Friday, October 16, 2009


What a day. Our first resignation of the schoolyear.

Don't worry, it wasn't mine (!), nor the math teacher's, surprisingly enough, since she's said things to Cori like, "These kids make me want to leave teaching after 14 years!" and "I hope to be out of here by Christmas." It was the seventh and eighth grade English teacher who quit. But we all knew she hadn't been happy at the school. There were the little signs, like her coming in late half the time and never doing the mornings duties of helping to supervise Tai Chi and breakfast, like the rest of us (except the math teacher) do. I also remember she left our professional development in Long Island a day early because "she'd had enough," according to what Cori heard. And before school even started, the other special ed teacher told me she was trying to help the English teacher plan because she was already feeling overwhelmed -- in August! The other special ed teacher and the literacy specialist were not exactly impressed with her lessons, either, and I have to agree. Her idea of teaching seemed to be, "Open your vocabulary books and do the exercise on page 3." Not all the time, but a good deal of the time, which was worrisome. It makes me wonder what her demonstration lesson was like -- all of us who got hired before the schoolyear ended had to teach a sample lesson before our interviews. But she might have been hired over the summer and not had to do one. And our principal's interview process is not exactly thorough. For me, I did my demonstration lesson, which the special ed coordinator observed, got positive feedback from her, and went in to talk to the principal. She basically just told me a little about the school, I asked her a lot of questions, and then she offered me the job. I honestly can't remember her asking me a single question! It was weird.

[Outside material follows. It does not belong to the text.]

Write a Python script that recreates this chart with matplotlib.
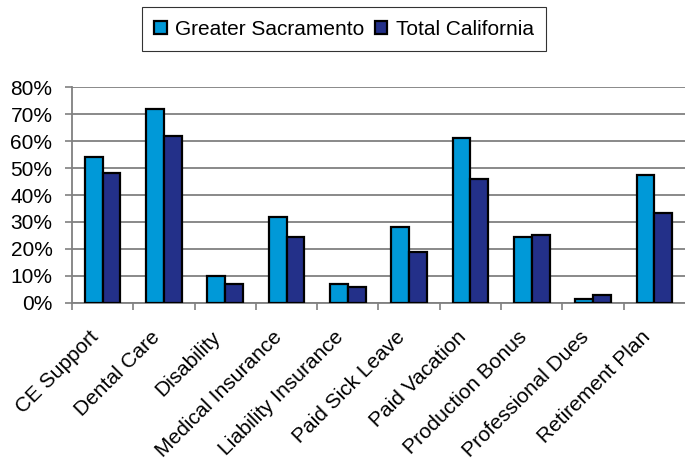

Anyway, Mitchell already made arrangements for a sub for next week, and he's hoping to find a long-term substitute A.S.A.P. while they take their time to interview deeply and carefully so we find hopefully find someone who's a really good fit and not have to go through this again. I feel bad for him because he was hired in mid-August and had no say in the hiring procedures (such as they were) -- but now he has to deal with the aftermath.

Ah well, at least the weekend has arrived. T.G.I.F.!!!


  1. The more I read of your frustrating days and the unruly students, the better the idea seems of those militaristic-style, tough-love schools.

  2. Thanks for your comment, Waitress from Mensa! Funny you should say that -- one of the 6th grade teachers, who has been teaching for 37 years, worked at one of those strict, almost militaristic-style charter schools for the past few years, and he didn't like it. He said the good thing was, you could always get through an entire lesson without behavior disruptions because they had a whole complex system of rules, demerits, etc. "But that also sucked all the joy out of it," he said. Interesting, huh?